» DIRECTIONS FOR THIS TASK
Copy the data precisely, character for character, and leave out every picture.
|---|
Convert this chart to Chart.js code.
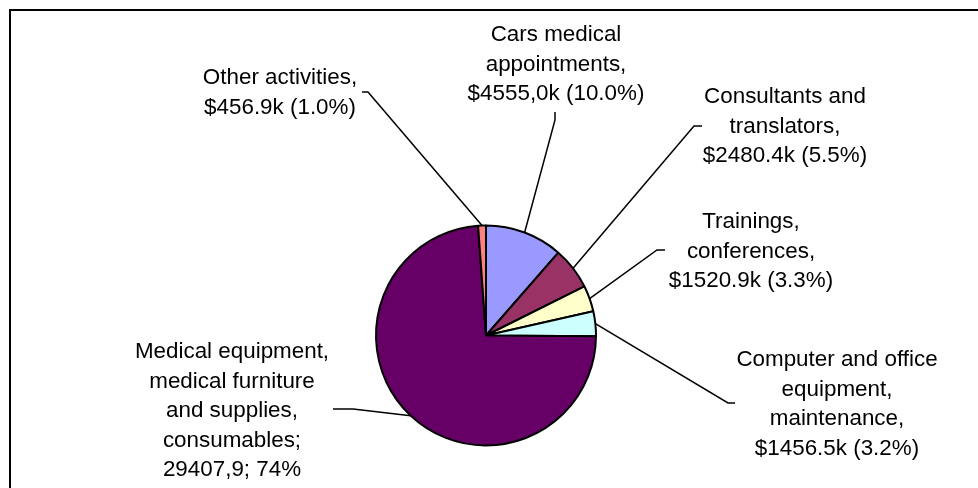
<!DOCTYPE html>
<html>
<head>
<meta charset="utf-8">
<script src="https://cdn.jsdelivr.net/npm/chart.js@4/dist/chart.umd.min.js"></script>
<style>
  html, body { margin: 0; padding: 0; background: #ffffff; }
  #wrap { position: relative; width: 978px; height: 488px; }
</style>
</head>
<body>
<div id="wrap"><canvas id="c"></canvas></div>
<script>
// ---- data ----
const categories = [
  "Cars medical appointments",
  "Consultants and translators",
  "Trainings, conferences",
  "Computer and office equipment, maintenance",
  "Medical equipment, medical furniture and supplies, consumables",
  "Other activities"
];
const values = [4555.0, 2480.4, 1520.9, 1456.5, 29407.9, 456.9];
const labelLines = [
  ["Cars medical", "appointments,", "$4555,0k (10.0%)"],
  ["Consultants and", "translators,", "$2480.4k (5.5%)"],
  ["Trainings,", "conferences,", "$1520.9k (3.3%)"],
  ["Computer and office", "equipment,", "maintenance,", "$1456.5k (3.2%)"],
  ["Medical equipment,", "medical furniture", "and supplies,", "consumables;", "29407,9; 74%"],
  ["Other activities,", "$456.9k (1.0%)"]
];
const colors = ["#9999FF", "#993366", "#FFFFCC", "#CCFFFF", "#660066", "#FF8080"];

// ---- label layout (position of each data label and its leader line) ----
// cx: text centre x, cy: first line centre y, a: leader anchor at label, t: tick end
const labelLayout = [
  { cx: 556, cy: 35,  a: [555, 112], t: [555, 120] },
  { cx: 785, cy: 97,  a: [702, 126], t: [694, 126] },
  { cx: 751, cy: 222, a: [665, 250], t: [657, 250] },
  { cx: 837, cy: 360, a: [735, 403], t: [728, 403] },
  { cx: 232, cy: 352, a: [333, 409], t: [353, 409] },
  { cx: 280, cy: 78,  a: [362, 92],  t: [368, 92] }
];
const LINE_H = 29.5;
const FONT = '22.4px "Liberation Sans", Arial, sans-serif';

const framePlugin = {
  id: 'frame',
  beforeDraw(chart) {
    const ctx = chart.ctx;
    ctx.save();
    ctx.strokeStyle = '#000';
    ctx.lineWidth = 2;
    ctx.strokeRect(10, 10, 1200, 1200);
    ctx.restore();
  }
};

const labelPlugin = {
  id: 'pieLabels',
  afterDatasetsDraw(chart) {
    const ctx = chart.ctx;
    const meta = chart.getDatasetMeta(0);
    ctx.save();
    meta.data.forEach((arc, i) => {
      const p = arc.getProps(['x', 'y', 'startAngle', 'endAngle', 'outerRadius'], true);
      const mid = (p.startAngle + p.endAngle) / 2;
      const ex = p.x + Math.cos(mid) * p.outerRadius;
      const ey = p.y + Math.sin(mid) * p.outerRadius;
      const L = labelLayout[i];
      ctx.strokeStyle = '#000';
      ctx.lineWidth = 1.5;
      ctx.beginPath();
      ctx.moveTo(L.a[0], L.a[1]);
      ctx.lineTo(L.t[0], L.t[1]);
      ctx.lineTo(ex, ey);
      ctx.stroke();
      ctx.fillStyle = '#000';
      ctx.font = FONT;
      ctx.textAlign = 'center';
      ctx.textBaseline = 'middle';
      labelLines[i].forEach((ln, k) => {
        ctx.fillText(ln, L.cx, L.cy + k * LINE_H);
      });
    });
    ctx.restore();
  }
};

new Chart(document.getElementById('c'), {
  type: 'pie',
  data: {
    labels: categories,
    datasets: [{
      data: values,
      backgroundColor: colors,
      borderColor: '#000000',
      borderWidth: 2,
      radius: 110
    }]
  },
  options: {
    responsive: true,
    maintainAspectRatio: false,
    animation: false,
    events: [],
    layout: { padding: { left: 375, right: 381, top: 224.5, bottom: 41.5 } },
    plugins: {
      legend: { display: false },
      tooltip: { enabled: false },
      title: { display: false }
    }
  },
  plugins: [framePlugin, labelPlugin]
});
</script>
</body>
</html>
|---|
» TASK RESPONSE
Convert this chart to Chart.js code.
<!DOCTYPE html>
<html>
<head>
<meta charset="utf-8">
<script src="https://cdn.jsdelivr.net/npm/chart.js@4/dist/chart.umd.min.js"></script>
<style>
  html, body { margin: 0; padding: 0; background: #ffffff; }
  #wrap { position: relative; width: 978px; height: 488px; }
</style>
</head>
<body>
<div id="wrap"><canvas id="c"></canvas></div>
<script>
// ---- data ----
const categories = [
  "Cars medical appointments",
  "Consultants and translators",
  "Trainings, conferences",
  "Computer and office equipment, maintenance",
  "Medical equipment, medical furniture and supplies, consumables",
  "Other activities"
];
const values = [4555.0, 2480.4, 1520.9, 1456.5, 29407.9, 456.9];
const labelLines = [
  ["Cars medical", "appointments,", "$4555,0k (10.0%)"],
  ["Consultants and", "translators,", "$2480.4k (5.5%)"],
  ["Trainings,", "conferences,", "$1520.9k (3.3%)"],
  ["Computer and office", "equipment,", "maintenance,", "$1456.5k (3.2%)"],
  ["Medical equipment,", "medical furniture", "and supplies,", "consumables;", "29407,9; 74%"],
  ["Other activities,", "$456.9k (1.0%)"]
];
const colors = ["#9999FF", "#993366", "#FFFFCC", "#CCFFFF", "#660066", "#FF8080"];

// ---- label layout (position of each data label and its leader line) ----
// cx: text centre x, cy: first line centre y, a: leader anchor at label, t: tick end
const labelLayout = [
  { cx: 556, cy: 35,  a: [555, 112], t: [555, 120] },
  { cx: 785, cy: 97,  a: [702, 126], t: [694, 126] },
  { cx: 751, cy: 222, a: [665, 250], t: [657, 250] },
  { cx: 837, cy: 360, a: [735, 403], t: [728, 403] },
  { cx: 232, cy: 352, a: [333, 409], t: [353, 409] },
  { cx: 280, cy: 78,  a: [362, 92],  t: [368, 92] }
];
const LINE_H = 29.5;
const FONT = '22.4px "Liberation Sans", Arial, sans-serif';

const framePlugin = {
  id: 'frame',
  beforeDraw(chart) {
    const ctx = chart.ctx;
    ctx.save();
    ctx.strokeStyle = '#000';
    ctx.lineWidth = 2;
    ctx.strokeRect(10, 10, 1200, 1200);
    ctx.restore();
  }
};

const labelPlugin = {
  id: 'pieLabels',
  afterDatasetsDraw(chart) {
    const ctx = chart.ctx;
    const meta = chart.getDatasetMeta(0);
    ctx.save();
    meta.data.forEach((arc, i) => {
      const p = arc.getProps(['x', 'y', 'startAngle', 'endAngle', 'outerRadius'], true);
      const mid = (p.startAngle + p.endAngle) / 2;
      const ex = p.x + Math.cos(mid) * p.outerRadius;
      const ey = p.y + Math.sin(mid) * p.outerRadius;
      const L = labelLayout[i];
      ctx.strokeStyle = '#000';
      ctx.lineWidth = 1.5;
      ctx.beginPath();
      ctx.moveTo(L.a[0], L.a[1]);
      ctx.lineTo(L.t[0], L.t[1]);
      ctx.lineTo(ex, ey);
      ctx.stroke();
      ctx.fillStyle = '#000';
      ctx.font = FONT;
      ctx.textAlign = 'center';
      ctx.textBaseline = 'middle';
      labelLines[i].forEach((ln, k) => {
        ctx.fillText(ln, L.cx, L.cy + k * LINE_H);
      });
    });
    ctx.restore();
  }
};

new Chart(document.getElementById('c'), {
  type: 'pie',
  data: {
    labels: categories,
    datasets: [{
      data: values,
      backgroundColor: colors,
      borderColor: '#000000',
      borderWidth: 2,
      radius: 110
    }]
  },
  options: {
    responsive: true,
    maintainAspectRatio: false,
    animation: false,
    events: [],
    layout: { padding: { left: 375, right: 381, top: 224.5, bottom: 41.5 } },
    plugins: {
      legend: { display: false },
      tooltip: { enabled: false },
      title: { display: false }
    }
  },
  plugins: [framePlugin, labelPlugin]
});
</script>
</body>
</html>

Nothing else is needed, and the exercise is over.